How Long It Takes to Sell
Average selling times have decreased tremendously based on the low supply of inventory in recent years. When your property is first put on the market, creating a perception of value and a sense of urgency will get you the greatest number of showings.
Buyers who look at your property in the first few weeks are typically financially qualified and have been working with a Realtor®. They will likely have seen other properties in the area, and know about market prices. They contacted agents months ago about properties they found, and are prepared to make offers when they see the right home at the right price.
By the seond or third week, the number of showings will drop. From this point, most potential buyers are just entering the market and will not be ready to make a decision for months. They still have to arrange financing and have not seen enough properties. So, your best opportunity is during the initial exposure to the market. This is when you’ll have access to the largest pool of buyers, and when properties sell at the highest price.
Buyers pay attention to how long a house has been on the market, and their perceptions change accordingly:
A house that has been on the market for only two days is a “must see.”
As the days pass, buyers think the seller is anxious and should be willing to negotiate.
When the property is on the market longer, they wonder why it hasn’t sold and think something might be wrong with it.
Buyer perceptions of value decrease with every day a house is on the market. This is another reason a property will most likely sell at its highest price within its first few days on the market.
Pricing your home
Your home is only worth what a buyer in the current market is willing to pay; in other words, fair market value. This is the highest price an informed buyer will pay, assuming there is no unusual pressure to complete the purchase. In the Fenton area, we are seeing asking prices and above in certain price ranges and areas.
You will know if your home is priced right by the number of showings:
If a property is overpriced, buyers and agents will notice it when it hits the market, but there won’t be a perception of value. Therefore there will be no showings or offers.
If a property is priced close to buyers’ perception of current value, there may be some showings, and possibly an offer. Without competition and a sense of urgency, there is no need for a buyer to offer the asking price.

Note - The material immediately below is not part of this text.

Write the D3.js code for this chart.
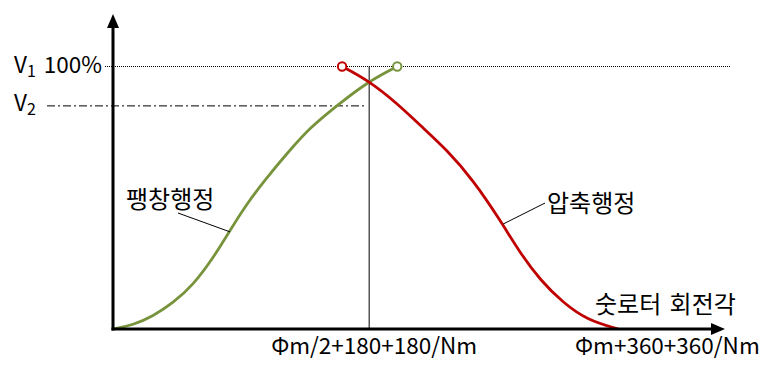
<!DOCTYPE html>
<html><head><meta charset="utf-8">
<script src="https://cdn.jsdelivr.net/npm/d3@7"></script>
<style>
html,body{margin:0;padding:0;background:#fff;}
svg text{font-family:"Noto Sans CJK KR","Noto Sans",sans-serif;fill:#000;}
</style></head><body>
<svg id="c" width="784" height="366"></svg>
<script>
// ---- data ----
const expansionAngle = [0, 14.3, 28.5, 42.8, 57.0, 71.3, 83.4, 95.5, 109.8, 124.0, 140.4, 159.7, 181.8, 202.5];
const expansionValue = [0, 1.5, 4.9, 9.9, 16.7, 27.0, 37.6, 47.9, 57.8, 66.9, 76.8, 85.2, 94.3, 100];
const compressionAngle = [163.2, 181.8, 202.5, 218.8, 238.1, 256.6, 275.9, 290.1, 304.4, 320.8, 337.9, 360];
const compressionValue = [100, 94.7, 85.9, 77.6, 68.1, 56.7, 41.4, 28.9, 18.6, 9.9, 3.4, 0];
const levelNames = ["V1", "V2"];
const levelValues = [100, 85];
const xTickValues = [182.5, 360];
const xTickLabels = ["Φm/2+180+180/Nm", "Φm+360+360/Nm"];
const seriesNames = ["팽창행정", "압축행정"];
const xAxisTitle = "숫로터 회전각";

// ---- drawing ----
const svg = d3.select("#c");
const x = d3.scaleLinear().domain([0, 436]).range([113, 725]);
const y = d3.scaleLinear().domain([0, 120]).range([329, 14]);
const green = "#77933C", red = "#C00000";

// V1 dotted line
svg.append("line").attr("x1", 105).attr("x2", 730)
  .attr("y1", y(levelValues[0])).attr("y2", y(levelValues[0]))
  .attr("stroke", "#000").attr("stroke-width", 1).attr("stroke-dasharray", "1,1");
// V2 dash-dot line
svg.append("line").attr("x1", 47).attr("x2", x(xTickValues[0]) - 4)
  .attr("y1", y(levelValues[1])).attr("y2", y(levelValues[1]))
  .attr("stroke", "#000").attr("stroke-width", 1).attr("stroke-dasharray", "8,3,2,3");
// vertical line at mid tick
svg.append("line").attr("x1", x(xTickValues[0])).attr("x2", x(xTickValues[0]))
  .attr("y1", y(levelValues[0])).attr("y2", y(0))
  .attr("stroke", "#000").attr("stroke-width", 1);

// curves
const line = d3.line().x(d => x(d[0])).y(d => y(d[1])).curve(d3.curveBasis);
const gData = expansionAngle.map((a, i) => [a, expansionValue[i]]);
const rData = compressionAngle.map((a, i) => [a, compressionValue[i]]);
svg.append("path").attr("d", line(gData)).attr("fill", "none").attr("stroke", green).attr("stroke-width", 2.8);
svg.append("path").attr("d", line(rData)).attr("fill", "none").attr("stroke", red).attr("stroke-width", 2.8);

// axes
svg.append("line").attr("x1", x(0)).attr("x2", x(0)).attr("y1", y(0) + 1.5).attr("y2", y(120) + 10)
  .attr("stroke", "#000").attr("stroke-width", 3);
svg.append("line").attr("x1", x(0) - 1.5).attr("x2", x(436) - 10).attr("y1", y(0)).attr("y2", y(0))
  .attr("stroke", "#000").attr("stroke-width", 3);
svg.append("path").attr("d", `M${x(0)},${y(120)} L${x(0) - 6},${y(120) + 14} L${x(0) + 6},${y(120) + 14}Z`).attr("fill", "#000");
svg.append("path").attr("d", `M${x(436)},${y(0)} L${x(436) - 14},${y(0) - 6} L${x(436) - 14},${y(0) + 6}Z`).attr("fill", "#000");

// end circles
svg.append("circle").attr("cx", x(compressionAngle[0])).attr("cy", y(compressionValue[0])).attr("r", 4.2)
  .attr("fill", "#fff").attr("stroke", red).attr("stroke-width", 2);
svg.append("circle").attr("cx", x(expansionAngle[expansionAngle.length - 1])).attr("cy", y(expansionValue[expansionValue.length - 1])).attr("r", 4.2)
  .attr("fill", "#fff").attr("stroke", green).attr("stroke-width", 2);

// leader lines
svg.append("line").attr("x1", 178).attr("y1", 213).attr("x2", x(83.4)).attr("y2", y(37.0)).attr("stroke", "#000").attr("stroke-width", 1);
svg.append("line").attr("x1", 545).attr("y1", 203).attr("x2", x(278)).attr("y2", y(40)).attr("stroke", "#000").attr("stroke-width", 1);

// texts
const fsL = 22.5, fsK = 24;
function label(txt, tx, ty, size, anchor) {
  return svg.append("text").attr("x", tx).attr("y", ty).attr("font-size", size)
    .attr("text-anchor", anchor || "start").text(txt);
}
function vlabel(name, tx, ty, extra) {
  const t = svg.append("text").attr("x", tx).attr("y", ty).attr("font-size", fsL);
  t.append("tspan").text(name[0]);
  t.append("tspan").attr("font-size", 16).attr("dy", 4).text(name.slice(1));
  if (extra) t.append("tspan").attr("dy", -4).attr("dx", 8).text(extra);
}
vlabel(levelNames[0], 14, 73, "100%");
vlabel(levelNames[1], 14, 111);
label(seriesNames[0], 126, 208, fsK);
label(seriesNames[1], 547, 212, fsK);
label(xAxisTitle, 595, 313, fsK).attr("word-spacing", 3);
label(xTickLabels[0], x(xTickValues[0]) + 5, 354, fsL, "middle");
label(xTickLabels[1], 575, 354, fsL);
</script></body></html>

If the property is priced a little below buyers’ perception of value, it becomes a hot property. There will be numerous showings, multiple offers, and possibly a bidding war. By setting the price a little below buyers’ expectations, the seller simulates the conditions found in an appreciating market, and ultimately sells more quickly and possibly for more than the asking price.
It is our job to watch the market and determine how your property stands out against the competition. It is also our job to make sure you position your property at a price to drive traffic to it and create the best conditions for more than one offer. This is why we recommend asking prices based on recent listings and selling prices of houses in your neighborhood.
If you want more help on accurately pricing your home, you can also:
Order an appraisal to price your home.
Ask for feedback from people who walk through your home. This will help you see your house as a commodity that has positive and negative selling points.
Ask a neighbor, friend or relative to point out advantages or disadvantages about your house that you might not have considered.